Print word for word the first line of the listing below and every line after it, through the line with "color = d3.scaleOrdinal().domain(costTypes).range(costColors);". Leave out the pictures and the rest.
* BEGIN Dataset entries *
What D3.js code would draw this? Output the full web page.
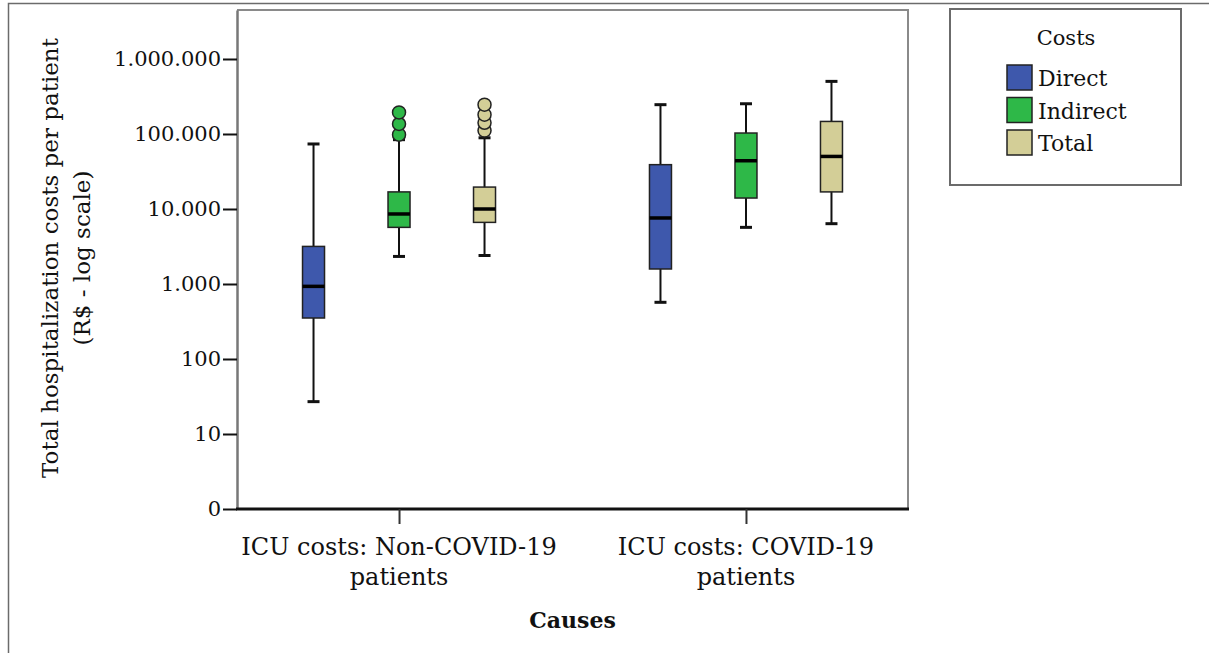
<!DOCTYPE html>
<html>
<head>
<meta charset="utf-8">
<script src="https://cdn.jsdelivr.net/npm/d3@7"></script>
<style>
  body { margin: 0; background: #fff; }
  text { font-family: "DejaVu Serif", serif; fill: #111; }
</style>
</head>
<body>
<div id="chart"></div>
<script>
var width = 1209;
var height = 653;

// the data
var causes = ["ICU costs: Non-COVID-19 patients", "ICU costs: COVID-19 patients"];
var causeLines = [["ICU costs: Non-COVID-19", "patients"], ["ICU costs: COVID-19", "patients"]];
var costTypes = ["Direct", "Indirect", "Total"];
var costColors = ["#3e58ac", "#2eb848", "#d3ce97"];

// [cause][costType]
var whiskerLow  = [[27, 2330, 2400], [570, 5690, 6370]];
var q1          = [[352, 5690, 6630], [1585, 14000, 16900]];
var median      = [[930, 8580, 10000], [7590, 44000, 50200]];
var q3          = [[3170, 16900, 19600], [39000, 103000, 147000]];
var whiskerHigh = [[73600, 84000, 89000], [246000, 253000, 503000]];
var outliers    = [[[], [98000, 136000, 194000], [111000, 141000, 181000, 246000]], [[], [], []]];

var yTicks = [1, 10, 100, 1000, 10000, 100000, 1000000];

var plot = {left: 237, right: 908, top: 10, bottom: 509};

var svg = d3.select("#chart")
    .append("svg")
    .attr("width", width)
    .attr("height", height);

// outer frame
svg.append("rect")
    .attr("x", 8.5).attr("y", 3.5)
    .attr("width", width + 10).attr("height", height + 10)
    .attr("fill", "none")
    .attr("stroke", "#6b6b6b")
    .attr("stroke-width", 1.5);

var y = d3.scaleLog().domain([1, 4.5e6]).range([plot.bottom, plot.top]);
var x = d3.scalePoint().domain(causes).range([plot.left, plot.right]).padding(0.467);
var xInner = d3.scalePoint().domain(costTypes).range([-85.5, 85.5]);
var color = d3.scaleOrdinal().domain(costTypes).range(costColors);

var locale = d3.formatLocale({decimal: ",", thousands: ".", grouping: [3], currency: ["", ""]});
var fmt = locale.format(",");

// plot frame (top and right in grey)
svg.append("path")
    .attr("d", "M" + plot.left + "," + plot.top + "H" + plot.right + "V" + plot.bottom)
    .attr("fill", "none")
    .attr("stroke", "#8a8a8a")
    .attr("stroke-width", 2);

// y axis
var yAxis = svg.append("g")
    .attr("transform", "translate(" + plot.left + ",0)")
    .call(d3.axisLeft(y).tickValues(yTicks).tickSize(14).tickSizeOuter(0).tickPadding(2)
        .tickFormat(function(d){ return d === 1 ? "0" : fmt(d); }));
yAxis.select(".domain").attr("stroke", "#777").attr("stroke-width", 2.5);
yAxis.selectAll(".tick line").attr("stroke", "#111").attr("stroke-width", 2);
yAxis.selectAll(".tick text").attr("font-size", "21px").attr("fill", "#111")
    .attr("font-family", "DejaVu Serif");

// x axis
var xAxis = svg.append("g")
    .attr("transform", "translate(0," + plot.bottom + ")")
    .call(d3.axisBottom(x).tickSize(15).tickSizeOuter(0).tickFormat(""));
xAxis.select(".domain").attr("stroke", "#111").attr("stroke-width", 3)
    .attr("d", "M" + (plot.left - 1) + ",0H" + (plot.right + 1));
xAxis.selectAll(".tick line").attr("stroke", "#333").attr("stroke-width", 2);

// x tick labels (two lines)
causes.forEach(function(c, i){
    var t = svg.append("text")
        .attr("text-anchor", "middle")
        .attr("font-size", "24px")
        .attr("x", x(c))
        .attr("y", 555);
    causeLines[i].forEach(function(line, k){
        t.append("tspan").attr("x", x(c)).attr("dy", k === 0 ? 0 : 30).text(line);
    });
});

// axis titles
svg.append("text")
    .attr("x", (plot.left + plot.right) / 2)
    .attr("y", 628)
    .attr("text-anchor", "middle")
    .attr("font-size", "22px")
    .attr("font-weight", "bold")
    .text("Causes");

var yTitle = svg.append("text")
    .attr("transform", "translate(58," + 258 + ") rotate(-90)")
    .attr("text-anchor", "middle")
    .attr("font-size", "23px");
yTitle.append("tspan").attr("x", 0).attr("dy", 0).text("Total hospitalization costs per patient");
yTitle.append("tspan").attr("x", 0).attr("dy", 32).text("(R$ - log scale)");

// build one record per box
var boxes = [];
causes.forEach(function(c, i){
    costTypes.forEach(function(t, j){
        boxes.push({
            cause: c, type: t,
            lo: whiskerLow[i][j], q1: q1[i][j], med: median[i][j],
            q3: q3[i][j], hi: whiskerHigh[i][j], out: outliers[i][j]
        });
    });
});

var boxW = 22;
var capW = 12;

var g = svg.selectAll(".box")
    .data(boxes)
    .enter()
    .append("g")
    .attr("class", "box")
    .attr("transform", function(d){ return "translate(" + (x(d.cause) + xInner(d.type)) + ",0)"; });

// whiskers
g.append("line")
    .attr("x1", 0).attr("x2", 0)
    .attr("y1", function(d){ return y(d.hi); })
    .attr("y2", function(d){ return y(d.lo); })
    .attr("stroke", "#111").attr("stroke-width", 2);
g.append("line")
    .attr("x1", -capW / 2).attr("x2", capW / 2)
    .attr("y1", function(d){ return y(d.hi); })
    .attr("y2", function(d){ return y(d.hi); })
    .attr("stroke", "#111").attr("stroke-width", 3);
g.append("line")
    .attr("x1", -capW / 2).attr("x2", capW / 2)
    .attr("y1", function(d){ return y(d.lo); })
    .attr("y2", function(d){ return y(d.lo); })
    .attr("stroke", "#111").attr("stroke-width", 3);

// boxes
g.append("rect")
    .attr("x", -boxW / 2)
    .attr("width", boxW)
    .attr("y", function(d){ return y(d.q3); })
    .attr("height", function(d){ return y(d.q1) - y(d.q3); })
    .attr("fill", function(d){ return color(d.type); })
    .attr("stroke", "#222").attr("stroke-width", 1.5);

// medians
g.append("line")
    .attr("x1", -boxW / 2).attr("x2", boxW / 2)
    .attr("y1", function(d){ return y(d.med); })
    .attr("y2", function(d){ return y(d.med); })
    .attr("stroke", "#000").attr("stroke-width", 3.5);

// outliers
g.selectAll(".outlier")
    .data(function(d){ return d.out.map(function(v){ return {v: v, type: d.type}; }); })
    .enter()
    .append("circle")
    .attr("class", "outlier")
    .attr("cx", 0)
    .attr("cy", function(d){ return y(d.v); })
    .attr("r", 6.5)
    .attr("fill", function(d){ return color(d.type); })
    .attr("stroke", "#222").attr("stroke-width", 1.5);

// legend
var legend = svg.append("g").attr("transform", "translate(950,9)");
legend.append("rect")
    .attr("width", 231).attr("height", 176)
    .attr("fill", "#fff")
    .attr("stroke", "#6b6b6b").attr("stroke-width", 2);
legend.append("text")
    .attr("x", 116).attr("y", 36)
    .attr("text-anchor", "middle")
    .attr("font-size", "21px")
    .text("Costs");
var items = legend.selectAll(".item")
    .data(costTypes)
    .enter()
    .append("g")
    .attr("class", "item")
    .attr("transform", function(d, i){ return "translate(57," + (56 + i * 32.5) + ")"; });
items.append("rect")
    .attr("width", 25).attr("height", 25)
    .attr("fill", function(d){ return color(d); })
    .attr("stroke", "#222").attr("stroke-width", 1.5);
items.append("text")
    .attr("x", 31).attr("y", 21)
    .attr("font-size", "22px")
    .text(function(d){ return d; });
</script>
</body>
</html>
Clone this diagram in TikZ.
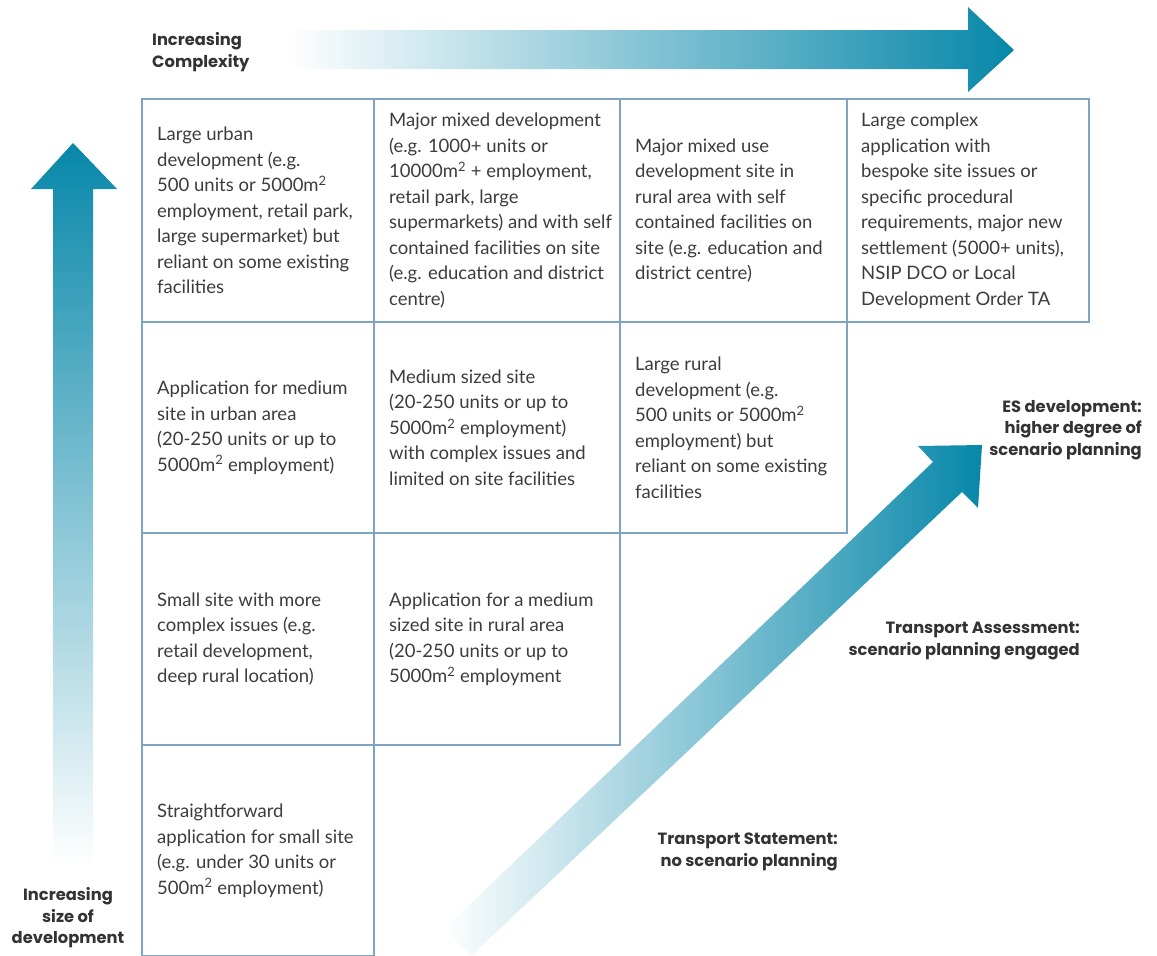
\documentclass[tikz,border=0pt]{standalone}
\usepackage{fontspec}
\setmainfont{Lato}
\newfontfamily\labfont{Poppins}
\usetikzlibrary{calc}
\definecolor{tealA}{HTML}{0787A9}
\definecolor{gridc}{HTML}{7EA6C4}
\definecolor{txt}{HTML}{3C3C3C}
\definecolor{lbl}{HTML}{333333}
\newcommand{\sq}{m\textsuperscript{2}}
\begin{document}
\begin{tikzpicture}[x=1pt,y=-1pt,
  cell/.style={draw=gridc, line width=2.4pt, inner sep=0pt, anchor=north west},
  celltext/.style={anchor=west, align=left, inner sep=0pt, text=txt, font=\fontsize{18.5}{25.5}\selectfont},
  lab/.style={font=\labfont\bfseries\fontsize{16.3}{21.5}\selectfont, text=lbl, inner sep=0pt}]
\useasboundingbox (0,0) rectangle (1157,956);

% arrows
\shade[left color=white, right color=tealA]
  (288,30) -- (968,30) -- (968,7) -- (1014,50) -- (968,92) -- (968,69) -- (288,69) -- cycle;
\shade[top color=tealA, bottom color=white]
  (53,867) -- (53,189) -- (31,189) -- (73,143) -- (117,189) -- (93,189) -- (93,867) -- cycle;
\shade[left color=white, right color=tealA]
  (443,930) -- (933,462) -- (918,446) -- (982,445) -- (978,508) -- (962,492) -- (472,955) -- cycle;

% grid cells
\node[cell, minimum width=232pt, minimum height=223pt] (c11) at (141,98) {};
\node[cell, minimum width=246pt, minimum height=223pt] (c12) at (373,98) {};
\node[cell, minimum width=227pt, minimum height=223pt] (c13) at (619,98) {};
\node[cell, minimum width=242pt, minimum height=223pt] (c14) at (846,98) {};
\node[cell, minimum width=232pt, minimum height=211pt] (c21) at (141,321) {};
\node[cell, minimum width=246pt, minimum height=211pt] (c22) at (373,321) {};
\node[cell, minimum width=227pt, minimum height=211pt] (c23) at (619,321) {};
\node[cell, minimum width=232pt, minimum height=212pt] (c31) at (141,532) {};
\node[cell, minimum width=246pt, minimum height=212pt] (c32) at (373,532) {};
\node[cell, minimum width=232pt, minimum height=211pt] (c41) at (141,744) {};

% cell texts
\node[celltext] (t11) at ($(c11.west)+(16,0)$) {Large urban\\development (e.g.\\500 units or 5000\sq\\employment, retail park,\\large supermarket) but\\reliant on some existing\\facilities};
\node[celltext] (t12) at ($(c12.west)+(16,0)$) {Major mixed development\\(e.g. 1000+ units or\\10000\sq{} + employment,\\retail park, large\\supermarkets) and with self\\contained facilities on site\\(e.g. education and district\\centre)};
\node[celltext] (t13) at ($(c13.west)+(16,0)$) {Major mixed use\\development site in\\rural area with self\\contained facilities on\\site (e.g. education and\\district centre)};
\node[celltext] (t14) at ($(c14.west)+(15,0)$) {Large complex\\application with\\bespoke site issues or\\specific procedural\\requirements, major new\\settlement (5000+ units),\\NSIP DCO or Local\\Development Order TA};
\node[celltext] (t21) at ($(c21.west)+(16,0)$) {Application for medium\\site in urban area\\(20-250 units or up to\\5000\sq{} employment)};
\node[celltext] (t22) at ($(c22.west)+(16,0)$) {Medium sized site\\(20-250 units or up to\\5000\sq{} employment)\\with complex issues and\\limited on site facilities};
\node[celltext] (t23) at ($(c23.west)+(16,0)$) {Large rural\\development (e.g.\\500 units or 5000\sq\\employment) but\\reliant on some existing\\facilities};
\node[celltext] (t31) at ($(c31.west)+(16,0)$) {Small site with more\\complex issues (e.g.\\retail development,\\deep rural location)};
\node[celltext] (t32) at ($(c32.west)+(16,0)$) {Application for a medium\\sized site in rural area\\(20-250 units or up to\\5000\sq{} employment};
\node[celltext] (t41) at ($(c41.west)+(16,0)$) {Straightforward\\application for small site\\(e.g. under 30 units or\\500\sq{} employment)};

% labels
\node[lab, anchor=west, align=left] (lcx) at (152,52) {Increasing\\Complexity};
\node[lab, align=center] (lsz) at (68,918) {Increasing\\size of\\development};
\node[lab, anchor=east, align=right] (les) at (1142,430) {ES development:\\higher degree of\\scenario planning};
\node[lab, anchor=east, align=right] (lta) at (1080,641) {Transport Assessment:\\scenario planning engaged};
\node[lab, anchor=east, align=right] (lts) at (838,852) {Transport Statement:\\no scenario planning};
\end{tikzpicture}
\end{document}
* END Dataset entries *
• _Response_:
What D3.js code would draw this? Output the full web page.
<!DOCTYPE html>
<html>
<head>
<meta charset="utf-8">
<script src="https://cdn.jsdelivr.net/npm/d3@7"></script>
<style>
  body { margin: 0; background: #fff; }
  text { font-family: "DejaVu Serif", serif; fill: #111; }
</style>
</head>
<body>
<div id="chart"></div>
<script>
var width = 1209;
var height = 653;

// the data
var causes = ["ICU costs: Non-COVID-19 patients", "ICU costs: COVID-19 patients"];
var causeLines = [["ICU costs: Non-COVID-19", "patients"], ["ICU costs: COVID-19", "patients"]];
var costTypes = ["Direct", "Indirect", "Total"];
var costColors = ["#3e58ac", "#2eb848", "#d3ce97"];

// [cause][costType]
var whiskerLow  = [[27, 2330, 2400], [570, 5690, 6370]];
var q1          = [[352, 5690, 6630], [1585, 14000, 16900]];
var median      = [[930, 8580, 10000], [7590, 44000, 50200]];
var q3          = [[3170, 16900, 19600], [39000, 103000, 147000]];
var whiskerHigh = [[73600, 84000, 89000], [246000, 253000, 503000]];
var outliers    = [[[], [98000, 136000, 194000], [111000, 141000, 181000, 246000]], [[], [], []]];

var yTicks = [1, 10, 100, 1000, 10000, 100000, 1000000];

var plot = {left: 237, right: 908, top: 10, bottom: 509};

var svg = d3.select("#chart")
    .append("svg")
    .attr("width", width)
    .attr("height", height);

// outer frame
svg.append("rect")
    .attr("x", 8.5).attr("y", 3.5)
    .attr("width", width + 10).attr("height", height + 10)
    .attr("fill", "none")
    .attr("stroke", "#6b6b6b")
    .attr("stroke-width", 1.5);

var y = d3.scaleLog().domain([1, 4.5e6]).range([plot.bottom, plot.top]);
var x = d3.scalePoint().domain(causes).range([plot.left, plot.right]).padding(0.467);
var xInner = d3.scalePoint().domain(costTypes).range([-85.5, 85.5]);
var color = d3.scaleOrdinal().domain(costTypes).range(costColors);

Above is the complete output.